:: To do ::
Leave out the pictures and copy everything else below exactly.

:: Supplied material ::
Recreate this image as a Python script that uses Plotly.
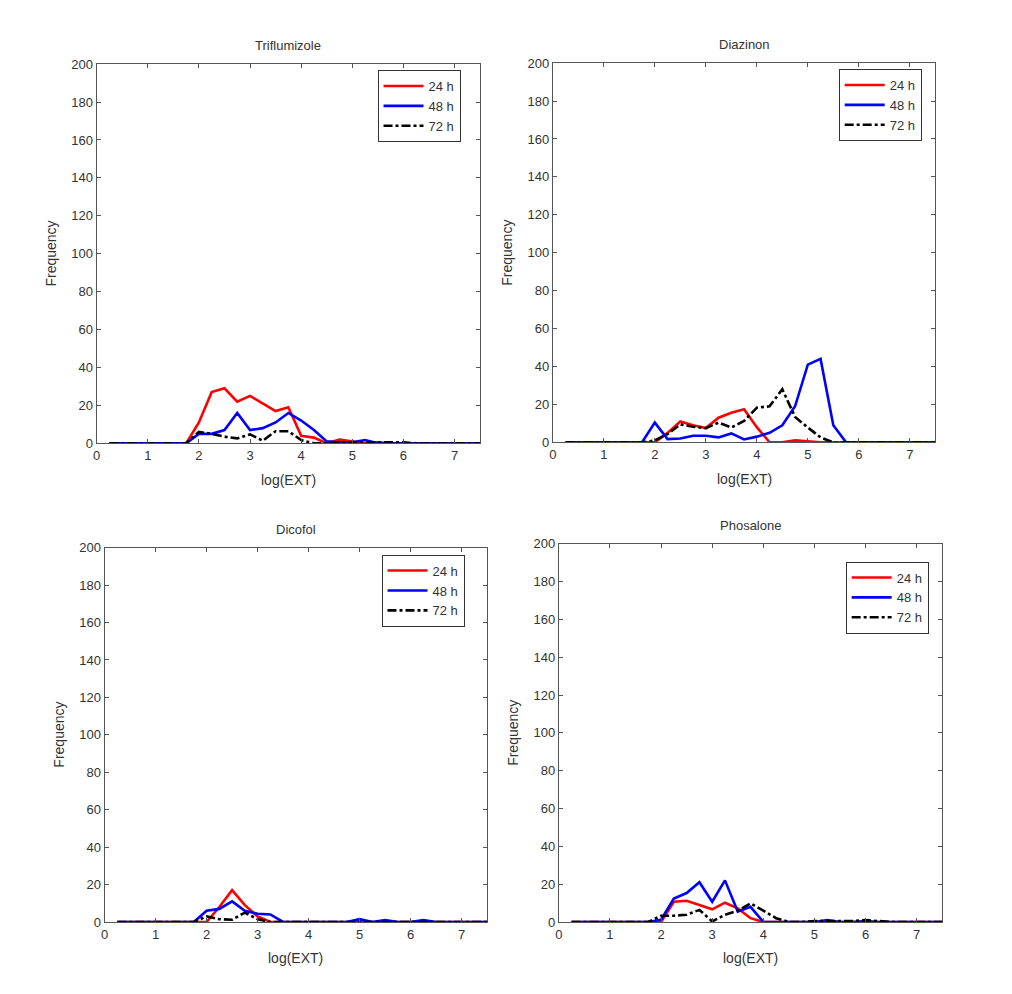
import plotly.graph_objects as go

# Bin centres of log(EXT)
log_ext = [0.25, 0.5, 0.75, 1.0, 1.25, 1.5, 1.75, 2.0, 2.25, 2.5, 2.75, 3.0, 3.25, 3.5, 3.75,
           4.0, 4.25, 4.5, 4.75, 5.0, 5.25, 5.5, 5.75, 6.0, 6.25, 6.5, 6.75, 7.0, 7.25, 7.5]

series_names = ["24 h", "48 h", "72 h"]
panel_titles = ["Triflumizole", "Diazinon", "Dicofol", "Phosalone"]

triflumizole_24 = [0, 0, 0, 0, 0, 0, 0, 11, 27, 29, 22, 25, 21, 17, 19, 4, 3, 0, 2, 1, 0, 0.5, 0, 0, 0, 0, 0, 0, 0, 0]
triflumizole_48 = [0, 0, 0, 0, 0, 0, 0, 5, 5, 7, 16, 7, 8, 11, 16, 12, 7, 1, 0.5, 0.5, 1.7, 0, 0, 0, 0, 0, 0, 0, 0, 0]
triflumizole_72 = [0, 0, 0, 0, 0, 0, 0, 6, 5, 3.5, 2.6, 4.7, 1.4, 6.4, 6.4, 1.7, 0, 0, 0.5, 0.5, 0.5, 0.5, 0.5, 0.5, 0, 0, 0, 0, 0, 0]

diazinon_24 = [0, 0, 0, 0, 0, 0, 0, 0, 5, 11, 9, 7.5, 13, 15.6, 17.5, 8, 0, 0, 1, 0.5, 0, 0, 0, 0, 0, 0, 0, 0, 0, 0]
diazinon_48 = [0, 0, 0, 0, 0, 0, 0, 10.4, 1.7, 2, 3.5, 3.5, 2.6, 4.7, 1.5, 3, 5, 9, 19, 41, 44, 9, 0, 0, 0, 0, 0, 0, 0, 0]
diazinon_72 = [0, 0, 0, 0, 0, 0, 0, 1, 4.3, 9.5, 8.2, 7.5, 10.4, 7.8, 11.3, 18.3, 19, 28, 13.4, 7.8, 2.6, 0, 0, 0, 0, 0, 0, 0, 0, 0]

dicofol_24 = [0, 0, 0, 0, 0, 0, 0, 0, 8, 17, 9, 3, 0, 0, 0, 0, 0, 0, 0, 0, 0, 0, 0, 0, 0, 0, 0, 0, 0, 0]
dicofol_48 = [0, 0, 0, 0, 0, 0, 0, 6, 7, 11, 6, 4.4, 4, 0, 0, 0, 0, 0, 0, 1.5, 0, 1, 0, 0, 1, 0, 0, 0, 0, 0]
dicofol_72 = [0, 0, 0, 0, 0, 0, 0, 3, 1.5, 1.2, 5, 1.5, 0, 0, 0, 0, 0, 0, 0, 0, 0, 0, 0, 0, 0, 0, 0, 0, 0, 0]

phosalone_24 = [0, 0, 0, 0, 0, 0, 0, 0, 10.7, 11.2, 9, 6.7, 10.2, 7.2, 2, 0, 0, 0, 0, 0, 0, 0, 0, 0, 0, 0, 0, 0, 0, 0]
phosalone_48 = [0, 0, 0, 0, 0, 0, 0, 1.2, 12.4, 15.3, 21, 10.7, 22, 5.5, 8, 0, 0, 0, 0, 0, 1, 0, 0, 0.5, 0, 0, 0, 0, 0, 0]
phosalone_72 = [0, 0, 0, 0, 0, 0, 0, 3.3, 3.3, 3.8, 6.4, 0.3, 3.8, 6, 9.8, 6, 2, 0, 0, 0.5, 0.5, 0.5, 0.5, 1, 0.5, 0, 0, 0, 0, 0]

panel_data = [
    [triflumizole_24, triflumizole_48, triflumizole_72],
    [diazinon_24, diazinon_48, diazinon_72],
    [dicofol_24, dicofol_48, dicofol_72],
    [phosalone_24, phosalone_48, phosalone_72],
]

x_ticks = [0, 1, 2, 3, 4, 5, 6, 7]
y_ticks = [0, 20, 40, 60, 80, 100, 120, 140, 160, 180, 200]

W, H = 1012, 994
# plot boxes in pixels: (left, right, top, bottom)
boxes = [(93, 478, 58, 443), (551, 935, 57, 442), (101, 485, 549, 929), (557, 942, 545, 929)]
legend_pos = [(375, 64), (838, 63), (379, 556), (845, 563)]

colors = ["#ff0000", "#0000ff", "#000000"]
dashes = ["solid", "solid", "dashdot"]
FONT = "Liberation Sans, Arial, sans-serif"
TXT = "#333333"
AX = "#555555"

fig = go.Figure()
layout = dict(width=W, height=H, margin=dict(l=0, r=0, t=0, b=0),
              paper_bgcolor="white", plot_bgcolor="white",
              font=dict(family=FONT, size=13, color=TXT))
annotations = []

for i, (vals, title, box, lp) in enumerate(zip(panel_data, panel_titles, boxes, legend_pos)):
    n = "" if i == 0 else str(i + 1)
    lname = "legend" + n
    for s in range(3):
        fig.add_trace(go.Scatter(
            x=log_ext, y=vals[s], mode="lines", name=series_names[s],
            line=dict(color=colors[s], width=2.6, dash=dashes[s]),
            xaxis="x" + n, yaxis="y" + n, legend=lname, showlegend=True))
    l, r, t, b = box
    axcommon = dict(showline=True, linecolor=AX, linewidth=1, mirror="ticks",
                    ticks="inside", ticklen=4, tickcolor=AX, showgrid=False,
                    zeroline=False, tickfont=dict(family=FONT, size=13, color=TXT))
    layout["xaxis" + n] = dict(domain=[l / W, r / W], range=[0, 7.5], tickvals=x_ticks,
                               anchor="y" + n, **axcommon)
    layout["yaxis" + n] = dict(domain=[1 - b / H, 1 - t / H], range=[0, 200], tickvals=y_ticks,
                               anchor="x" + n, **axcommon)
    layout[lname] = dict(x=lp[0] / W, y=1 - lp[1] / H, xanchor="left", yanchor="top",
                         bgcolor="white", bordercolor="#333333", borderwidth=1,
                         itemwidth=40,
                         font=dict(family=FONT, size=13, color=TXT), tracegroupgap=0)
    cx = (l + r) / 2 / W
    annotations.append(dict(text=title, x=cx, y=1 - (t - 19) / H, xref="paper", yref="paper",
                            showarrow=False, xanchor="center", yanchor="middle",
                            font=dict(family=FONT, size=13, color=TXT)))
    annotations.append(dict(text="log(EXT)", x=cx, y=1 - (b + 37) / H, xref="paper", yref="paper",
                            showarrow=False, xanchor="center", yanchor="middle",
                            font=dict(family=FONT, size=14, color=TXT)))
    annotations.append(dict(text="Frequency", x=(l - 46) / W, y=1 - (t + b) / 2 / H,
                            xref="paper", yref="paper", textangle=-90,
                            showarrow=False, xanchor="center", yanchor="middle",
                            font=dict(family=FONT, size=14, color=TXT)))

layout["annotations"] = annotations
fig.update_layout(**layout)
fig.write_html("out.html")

:: Result of the task ::
Recreate this image as a Python script that uses Plotly.
import plotly.graph_objects as go

# Bin centres of log(EXT)
log_ext = [0.25, 0.5, 0.75, 1.0, 1.25, 1.5, 1.75, 2.0, 2.25, 2.5, 2.75, 3.0, 3.25, 3.5, 3.75,
           4.0, 4.25, 4.5, 4.75, 5.0, 5.25, 5.5, 5.75, 6.0, 6.25, 6.5, 6.75, 7.0, 7.25, 7.5]

series_names = ["24 h", "48 h", "72 h"]
panel_titles = ["Triflumizole", "Diazinon", "Dicofol", "Phosalone"]

triflumizole_24 = [0, 0, 0, 0, 0, 0, 0, 11, 27, 29, 22, 25, 21, 17, 19, 4, 3, 0, 2, 1, 0, 0.5, 0, 0, 0, 0, 0, 0, 0, 0]
triflumizole_48 = [0, 0, 0, 0, 0, 0, 0, 5, 5, 7, 16, 7, 8, 11, 16, 12, 7, 1, 0.5, 0.5, 1.7, 0, 0, 0, 0, 0, 0, 0, 0, 0]
triflumizole_72 = [0, 0, 0, 0, 0, 0, 0, 6, 5, 3.5, 2.6, 4.7, 1.4, 6.4, 6.4, 1.7, 0, 0, 0.5, 0.5, 0.5, 0.5, 0.5, 0.5, 0, 0, 0, 0, 0, 0]

diazinon_24 = [0, 0, 0, 0, 0, 0, 0, 0, 5, 11, 9, 7.5, 13, 15.6, 17.5, 8, 0, 0, 1, 0.5, 0, 0, 0, 0, 0, 0, 0, 0, 0, 0]
diazinon_48 = [0, 0, 0, 0, 0, 0, 0, 10.4, 1.7, 2, 3.5, 3.5, 2.6, 4.7, 1.5, 3, 5, 9, 19, 41, 44, 9, 0, 0, 0, 0, 0, 0, 0, 0]
diazinon_72 = [0, 0, 0, 0, 0, 0, 0, 1, 4.3, 9.5, 8.2, 7.5, 10.4, 7.8, 11.3, 18.3, 19, 28, 13.4, 7.8, 2.6, 0, 0, 0, 0, 0, 0, 0, 0, 0]

dicofol_24 = [0, 0, 0, 0, 0, 0, 0, 0, 8, 17, 9, 3, 0, 0, 0, 0, 0, 0, 0, 0, 0, 0, 0, 0, 0, 0, 0, 0, 0, 0]
dicofol_48 = [0, 0, 0, 0, 0, 0, 0, 6, 7, 11, 6, 4.4, 4, 0, 0, 0, 0, 0, 0, 1.5, 0, 1, 0, 0, 1, 0, 0, 0, 0, 0]
dicofol_72 = [0, 0, 0, 0, 0, 0, 0, 3, 1.5, 1.2, 5, 1.5, 0, 0, 0, 0, 0, 0, 0, 0, 0, 0, 0, 0, 0, 0, 0, 0, 0, 0]

phosalone_24 = [0, 0, 0, 0, 0, 0, 0, 0, 10.7, 11.2, 9, 6.7, 10.2, 7.2, 2, 0, 0, 0, 0, 0, 0, 0, 0, 0, 0, 0, 0, 0, 0, 0]
phosalone_48 = [0, 0, 0, 0, 0, 0, 0, 1.2, 12.4, 15.3, 21, 10.7, 22, 5.5, 8, 0, 0, 0, 0, 0, 1, 0, 0, 0.5, 0, 0, 0, 0, 0, 0]
phosalone_72 = [0, 0, 0, 0, 0, 0, 0, 3.3, 3.3, 3.8, 6.4, 0.3, 3.8, 6, 9.8, 6, 2, 0, 0, 0.5, 0.5, 0.5, 0.5, 1, 0.5, 0, 0, 0, 0, 0]

panel_data = [
    [triflumizole_24, triflumizole_48, triflumizole_72],
    [diazinon_24, diazinon_48, diazinon_72],
    [dicofol_24, dicofol_48, dicofol_72],
    [phosalone_24, phosalone_48, phosalone_72],
]

x_ticks = [0, 1, 2, 3, 4, 5, 6, 7]
y_ticks = [0, 20, 40, 60, 80, 100, 120, 140, 160, 180, 200]

W, H = 1012, 994
# plot boxes in pixels: (left, right, top, bottom)
boxes = [(93, 478, 58, 443), (551, 935, 57, 442), (101, 485, 549, 929), (557, 942, 545, 929)]
legend_pos = [(375, 64), (838, 63), (379, 556), (845, 563)]

colors = ["#ff0000", "#0000ff", "#000000"]
dashes = ["solid", "solid", "dashdot"]
FONT = "Liberation Sans, Arial, sans-serif"
TXT = "#333333"
AX = "#555555"

fig = go.Figure()
layout = dict(width=W, height=H, margin=dict(l=0, r=0, t=0, b=0),
              paper_bgcolor="white", plot_bgcolor="white",
              font=dict(family=FONT, size=13, color=TXT))
annotations = []

for i, (vals, title, box, lp) in enumerate(zip(panel_data, panel_titles, boxes, legend_pos)):
    n = "" if i == 0 else str(i + 1)
    lname = "legend" + n
    for s in range(3):
        fig.add_trace(go.Scatter(
            x=log_ext, y=vals[s], mode="lines", name=series_names[s],
            line=dict(color=colors[s], width=2.6, dash=dashes[s]),
            xaxis="x" + n, yaxis="y" + n, legend=lname, showlegend=True))
    l, r, t, b = box
    axcommon = dict(showline=True, linecolor=AX, linewidth=1, mirror="ticks",
                    ticks="inside", ticklen=4, tickcolor=AX, showgrid=False,
                    zeroline=False, tickfont=dict(family=FONT, size=13, color=TXT))
    layout["xaxis" + n] = dict(domain=[l / W, r / W], range=[0, 7.5], tickvals=x_ticks,
                               anchor="y" + n, **axcommon)
    layout["yaxis" + n] = dict(domain=[1 - b / H, 1 - t / H], range=[0, 200], tickvals=y_ticks,
                               anchor="x" + n, **axcommon)
    layout[lname] = dict(x=lp[0] / W, y=1 - lp[1] / H, xanchor="left", yanchor="top",
                         bgcolor="white", bordercolor="#333333", borderwidth=1,
                         itemwidth=40,
                         font=dict(family=FONT, size=13, color=TXT), tracegroupgap=0)
    cx = (l + r) / 2 / W
    annotations.append(dict(text=title, x=cx, y=1 - (t - 19) / H, xref="paper", yref="paper",
                            showarrow=False, xanchor="center", yanchor="middle",
                            font=dict(family=FONT, size=13, color=TXT)))
    annotations.append(dict(text="log(EXT)", x=cx, y=1 - (b + 37) / H, xref="paper", yref="paper",
                            showarrow=False, xanchor="center", yanchor="middle",
                            font=dict(family=FONT, size=14, color=TXT)))
    annotations.append(dict(text="Frequency", x=(l - 46) / W, y=1 - (t + b) / 2 / H,
                            xref="paper", yref="paper", textangle=-90,
                            showarrow=False, xanchor="center", yanchor="middle",
                            font=dict(family=FONT, size=14, color=TXT)))

layout["annotations"] = annotations
fig.update_layout(**layout)
fig.write_html("out.html")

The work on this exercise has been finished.